TO DO. Output the data word for word, dropping every image.

PROVIDED MATERIAL.

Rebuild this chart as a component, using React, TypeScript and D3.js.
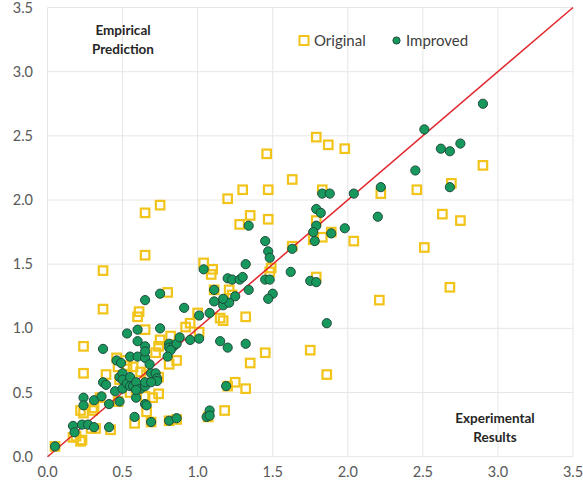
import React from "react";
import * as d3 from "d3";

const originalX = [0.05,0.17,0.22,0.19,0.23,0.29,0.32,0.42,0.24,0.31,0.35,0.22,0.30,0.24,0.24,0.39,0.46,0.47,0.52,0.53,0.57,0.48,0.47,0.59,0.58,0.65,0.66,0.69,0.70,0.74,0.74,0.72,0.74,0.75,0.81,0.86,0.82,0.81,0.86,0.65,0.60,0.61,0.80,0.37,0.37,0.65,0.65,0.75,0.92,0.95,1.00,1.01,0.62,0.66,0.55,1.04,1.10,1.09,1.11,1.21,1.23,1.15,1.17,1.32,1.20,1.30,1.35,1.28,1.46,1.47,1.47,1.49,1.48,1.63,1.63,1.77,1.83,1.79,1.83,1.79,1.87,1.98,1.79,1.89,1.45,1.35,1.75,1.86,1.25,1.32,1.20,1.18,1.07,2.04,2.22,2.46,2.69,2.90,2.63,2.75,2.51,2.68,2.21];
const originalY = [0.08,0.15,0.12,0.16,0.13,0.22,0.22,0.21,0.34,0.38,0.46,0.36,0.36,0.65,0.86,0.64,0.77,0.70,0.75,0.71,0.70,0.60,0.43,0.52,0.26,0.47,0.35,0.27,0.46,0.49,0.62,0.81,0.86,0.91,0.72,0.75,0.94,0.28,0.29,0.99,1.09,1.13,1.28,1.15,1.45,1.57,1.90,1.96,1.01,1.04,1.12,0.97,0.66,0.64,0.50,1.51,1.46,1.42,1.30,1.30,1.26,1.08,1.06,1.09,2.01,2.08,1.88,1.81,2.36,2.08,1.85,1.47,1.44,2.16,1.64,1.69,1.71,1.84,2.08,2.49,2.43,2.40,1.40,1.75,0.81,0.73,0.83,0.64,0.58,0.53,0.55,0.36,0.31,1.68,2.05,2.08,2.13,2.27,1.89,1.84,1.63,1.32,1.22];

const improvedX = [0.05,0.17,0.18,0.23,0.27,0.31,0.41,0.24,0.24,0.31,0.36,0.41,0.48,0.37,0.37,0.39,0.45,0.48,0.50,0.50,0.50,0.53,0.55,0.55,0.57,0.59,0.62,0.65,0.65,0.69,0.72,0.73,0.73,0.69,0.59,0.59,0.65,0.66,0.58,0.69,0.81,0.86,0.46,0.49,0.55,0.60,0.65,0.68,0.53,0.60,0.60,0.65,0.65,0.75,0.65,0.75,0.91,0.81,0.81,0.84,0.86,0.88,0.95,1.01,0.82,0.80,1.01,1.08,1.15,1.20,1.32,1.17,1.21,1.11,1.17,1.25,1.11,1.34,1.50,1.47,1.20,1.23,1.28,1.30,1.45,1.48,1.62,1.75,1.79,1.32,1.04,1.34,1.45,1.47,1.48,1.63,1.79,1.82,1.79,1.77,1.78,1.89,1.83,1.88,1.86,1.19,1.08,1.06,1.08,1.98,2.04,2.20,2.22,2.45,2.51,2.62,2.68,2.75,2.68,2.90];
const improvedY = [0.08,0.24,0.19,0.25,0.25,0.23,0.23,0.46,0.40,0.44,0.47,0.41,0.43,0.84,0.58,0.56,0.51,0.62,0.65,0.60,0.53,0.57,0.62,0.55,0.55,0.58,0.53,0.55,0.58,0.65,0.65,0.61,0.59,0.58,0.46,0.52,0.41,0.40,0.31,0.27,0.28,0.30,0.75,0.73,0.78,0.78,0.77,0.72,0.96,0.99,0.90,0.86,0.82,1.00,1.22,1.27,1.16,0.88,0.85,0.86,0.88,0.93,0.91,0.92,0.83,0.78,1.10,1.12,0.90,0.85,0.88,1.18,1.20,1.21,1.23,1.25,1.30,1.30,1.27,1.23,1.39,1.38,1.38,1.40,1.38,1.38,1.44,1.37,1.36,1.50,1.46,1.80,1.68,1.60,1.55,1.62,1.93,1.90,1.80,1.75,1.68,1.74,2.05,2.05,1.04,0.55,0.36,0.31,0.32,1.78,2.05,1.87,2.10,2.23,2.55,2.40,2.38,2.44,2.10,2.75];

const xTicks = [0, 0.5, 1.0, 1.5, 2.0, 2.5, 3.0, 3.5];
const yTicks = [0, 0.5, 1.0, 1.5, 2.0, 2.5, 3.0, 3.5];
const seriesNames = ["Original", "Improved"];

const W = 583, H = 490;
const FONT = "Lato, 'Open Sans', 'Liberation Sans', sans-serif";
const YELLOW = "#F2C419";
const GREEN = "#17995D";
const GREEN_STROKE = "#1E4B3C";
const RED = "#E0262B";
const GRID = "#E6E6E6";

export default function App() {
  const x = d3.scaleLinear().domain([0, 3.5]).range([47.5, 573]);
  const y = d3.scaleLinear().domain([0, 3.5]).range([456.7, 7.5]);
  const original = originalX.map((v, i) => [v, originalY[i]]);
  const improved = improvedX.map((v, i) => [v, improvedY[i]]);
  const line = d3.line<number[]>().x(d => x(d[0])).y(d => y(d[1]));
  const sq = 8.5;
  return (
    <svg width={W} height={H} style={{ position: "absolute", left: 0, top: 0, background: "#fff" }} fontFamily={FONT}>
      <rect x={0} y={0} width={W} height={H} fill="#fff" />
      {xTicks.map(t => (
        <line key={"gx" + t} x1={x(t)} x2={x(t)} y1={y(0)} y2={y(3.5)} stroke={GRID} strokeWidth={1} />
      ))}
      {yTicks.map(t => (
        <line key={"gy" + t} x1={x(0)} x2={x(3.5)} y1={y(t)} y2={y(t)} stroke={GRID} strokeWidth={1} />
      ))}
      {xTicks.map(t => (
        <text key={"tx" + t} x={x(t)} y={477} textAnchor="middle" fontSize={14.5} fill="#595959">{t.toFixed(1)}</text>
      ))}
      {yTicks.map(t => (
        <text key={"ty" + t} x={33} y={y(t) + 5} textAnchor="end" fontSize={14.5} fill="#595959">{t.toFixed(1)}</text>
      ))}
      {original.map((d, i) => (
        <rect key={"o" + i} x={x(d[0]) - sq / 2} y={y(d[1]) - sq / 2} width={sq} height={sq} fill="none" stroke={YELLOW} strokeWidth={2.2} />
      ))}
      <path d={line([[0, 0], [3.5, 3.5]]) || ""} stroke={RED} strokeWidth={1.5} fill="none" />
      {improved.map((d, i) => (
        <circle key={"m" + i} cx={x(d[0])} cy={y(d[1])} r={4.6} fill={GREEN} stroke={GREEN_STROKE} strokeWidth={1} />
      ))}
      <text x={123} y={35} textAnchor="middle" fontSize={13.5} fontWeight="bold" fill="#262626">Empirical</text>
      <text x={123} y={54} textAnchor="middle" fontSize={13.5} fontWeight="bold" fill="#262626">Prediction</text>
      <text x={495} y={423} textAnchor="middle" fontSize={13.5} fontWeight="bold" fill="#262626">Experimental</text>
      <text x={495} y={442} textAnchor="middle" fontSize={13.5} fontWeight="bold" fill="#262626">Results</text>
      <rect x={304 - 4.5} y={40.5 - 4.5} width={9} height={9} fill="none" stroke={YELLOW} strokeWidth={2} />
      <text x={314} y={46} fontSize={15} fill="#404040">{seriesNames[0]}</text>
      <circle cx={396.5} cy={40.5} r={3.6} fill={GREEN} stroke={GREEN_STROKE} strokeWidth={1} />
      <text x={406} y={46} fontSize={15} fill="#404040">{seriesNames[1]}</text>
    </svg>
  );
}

COMPLETED TASK.
Rebuild this chart as a component, using React, TypeScript and D3.js.
import React from "react";
import * as d3 from "d3";

const originalX = [0.05,0.17,0.22,0.19,0.23,0.29,0.32,0.42,0.24,0.31,0.35,0.22,0.30,0.24,0.24,0.39,0.46,0.47,0.52,0.53,0.57,0.48,0.47,0.59,0.58,0.65,0.66,0.69,0.70,0.74,0.74,0.72,0.74,0.75,0.81,0.86,0.82,0.81,0.86,0.65,0.60,0.61,0.80,0.37,0.37,0.65,0.65,0.75,0.92,0.95,1.00,1.01,0.62,0.66,0.55,1.04,1.10,1.09,1.11,1.21,1.23,1.15,1.17,1.32,1.20,1.30,1.35,1.28,1.46,1.47,1.47,1.49,1.48,1.63,1.63,1.77,1.83,1.79,1.83,1.79,1.87,1.98,1.79,1.89,1.45,1.35,1.75,1.86,1.25,1.32,1.20,1.18,1.07,2.04,2.22,2.46,2.69,2.90,2.63,2.75,2.51,2.68,2.21];
const originalY = [0.08,0.15,0.12,0.16,0.13,0.22,0.22,0.21,0.34,0.38,0.46,0.36,0.36,0.65,0.86,0.64,0.77,0.70,0.75,0.71,0.70,0.60,0.43,0.52,0.26,0.47,0.35,0.27,0.46,0.49,0.62,0.81,0.86,0.91,0.72,0.75,0.94,0.28,0.29,0.99,1.09,1.13,1.28,1.15,1.45,1.57,1.90,1.96,1.01,1.04,1.12,0.97,0.66,0.64,0.50,1.51,1.46,1.42,1.30,1.30,1.26,1.08,1.06,1.09,2.01,2.08,1.88,1.81,2.36,2.08,1.85,1.47,1.44,2.16,1.64,1.69,1.71,1.84,2.08,2.49,2.43,2.40,1.40,1.75,0.81,0.73,0.83,0.64,0.58,0.53,0.55,0.36,0.31,1.68,2.05,2.08,2.13,2.27,1.89,1.84,1.63,1.32,1.22];

const improvedX = [0.05,0.17,0.18,0.23,0.27,0.31,0.41,0.24,0.24,0.31,0.36,0.41,0.48,0.37,0.37,0.39,0.45,0.48,0.50,0.50,0.50,0.53,0.55,0.55,0.57,0.59,0.62,0.65,0.65,0.69,0.72,0.73,0.73,0.69,0.59,0.59,0.65,0.66,0.58,0.69,0.81,0.86,0.46,0.49,0.55,0.60,0.65,0.68,0.53,0.60,0.60,0.65,0.65,0.75,0.65,0.75,0.91,0.81,0.81,0.84,0.86,0.88,0.95,1.01,0.82,0.80,1.01,1.08,1.15,1.20,1.32,1.17,1.21,1.11,1.17,1.25,1.11,1.34,1.50,1.47,1.20,1.23,1.28,1.30,1.45,1.48,1.62,1.75,1.79,1.32,1.04,1.34,1.45,1.47,1.48,1.63,1.79,1.82,1.79,1.77,1.78,1.89,1.83,1.88,1.86,1.19,1.08,1.06,1.08,1.98,2.04,2.20,2.22,2.45,2.51,2.62,2.68,2.75,2.68,2.90];
const improvedY = [0.08,0.24,0.19,0.25,0.25,0.23,0.23,0.46,0.40,0.44,0.47,0.41,0.43,0.84,0.58,0.56,0.51,0.62,0.65,0.60,0.53,0.57,0.62,0.55,0.55,0.58,0.53,0.55,0.58,0.65,0.65,0.61,0.59,0.58,0.46,0.52,0.41,0.40,0.31,0.27,0.28,0.30,0.75,0.73,0.78,0.78,0.77,0.72,0.96,0.99,0.90,0.86,0.82,1.00,1.22,1.27,1.16,0.88,0.85,0.86,0.88,0.93,0.91,0.92,0.83,0.78,1.10,1.12,0.90,0.85,0.88,1.18,1.20,1.21,1.23,1.25,1.30,1.30,1.27,1.23,1.39,1.38,1.38,1.40,1.38,1.38,1.44,1.37,1.36,1.50,1.46,1.80,1.68,1.60,1.55,1.62,1.93,1.90,1.80,1.75,1.68,1.74,2.05,2.05,1.04,0.55,0.36,0.31,0.32,1.78,2.05,1.87,2.10,2.23,2.55,2.40,2.38,2.44,2.10,2.75];

const xTicks = [0, 0.5, 1.0, 1.5, 2.0, 2.5, 3.0, 3.5];
const yTicks = [0, 0.5, 1.0, 1.5, 2.0, 2.5, 3.0, 3.5];
const seriesNames = ["Original", "Improved"];

const W = 583, H = 490;
const FONT = "Lato, 'Open Sans', 'Liberation Sans', sans-serif";
const YELLOW = "#F2C419";
const GREEN = "#17995D";
const GREEN_STROKE = "#1E4B3C";
const RED = "#E0262B";
const GRID = "#E6E6E6";

export default function App() {
  const x = d3.scaleLinear().domain([0, 3.5]).range([47.5, 573]);
  const y = d3.scaleLinear().domain([0, 3.5]).range([456.7, 7.5]);
  const original = originalX.map((v, i) => [v, originalY[i]]);
  const improved = improvedX.map((v, i) => [v, improvedY[i]]);
  const line = d3.line<number[]>().x(d => x(d[0])).y(d => y(d[1]));
  const sq = 8.5;
  return (
    <svg width={W} height={H} style={{ position: "absolute", left: 0, top: 0, background: "#fff" }} fontFamily={FONT}>
      <rect x={0} y={0} width={W} height={H} fill="#fff" />
      {xTicks.map(t => (
        <line key={"gx" + t} x1={x(t)} x2={x(t)} y1={y(0)} y2={y(3.5)} stroke={GRID} strokeWidth={1} />
      ))}
      {yTicks.map(t => (
        <line key={"gy" + t} x1={x(0)} x2={x(3.5)} y1={y(t)} y2={y(t)} stroke={GRID} strokeWidth={1} />
      ))}
      {xTicks.map(t => (
        <text key={"tx" + t} x={x(t)} y={477} textAnchor="middle" fontSize={14.5} fill="#595959">{t.toFixed(1)}</text>
      ))}
      {yTicks.map(t => (
        <text key={"ty" + t} x={33} y={y(t) + 5} textAnchor="end" fontSize={14.5} fill="#595959">{t.toFixed(1)}</text>
      ))}
      {original.map((d, i) => (
        <rect key={"o" + i} x={x(d[0]) - sq / 2} y={y(d[1]) - sq / 2} width={sq} height={sq} fill="none" stroke={YELLOW} strokeWidth={2.2} />
      ))}
      <path d={line([[0, 0], [3.5, 3.5]]) || ""} stroke={RED} strokeWidth={1.5} fill="none" />
      {improved.map((d, i) => (
        <circle key={"m" + i} cx={x(d[0])} cy={y(d[1])} r={4.6} fill={GREEN} stroke={GREEN_STROKE} strokeWidth={1} />
      ))}
      <text x={123} y={35} textAnchor="middle" fontSize={13.5} fontWeight="bold" fill="#262626">Empirical</text>
      <text x={123} y={54} textAnchor="middle" fontSize={13.5} fontWeight="bold" fill="#262626">Prediction</text>
      <text x={495} y={423} textAnchor="middle" fontSize={13.5} fontWeight="bold" fill="#262626">Experimental</text>
      <text x={495} y={442} textAnchor="middle" fontSize={13.5} fontWeight="bold" fill="#262626">Results</text>
      <rect x={304 - 4.5} y={40.5 - 4.5} width={9} height={9} fill="none" stroke={YELLOW} strokeWidth={2} />
      <text x={314} y={46} fontSize={15} fill="#404040">{seriesNames[0]}</text>
      <circle cx={396.5} cy={40.5} r={3.6} fill={GREEN} stroke={GREEN_STROKE} strokeWidth={1} />
      <text x={406} y={46} fontSize={15} fill="#404040">{seriesNames[1]}</text>
    </svg>
  );
}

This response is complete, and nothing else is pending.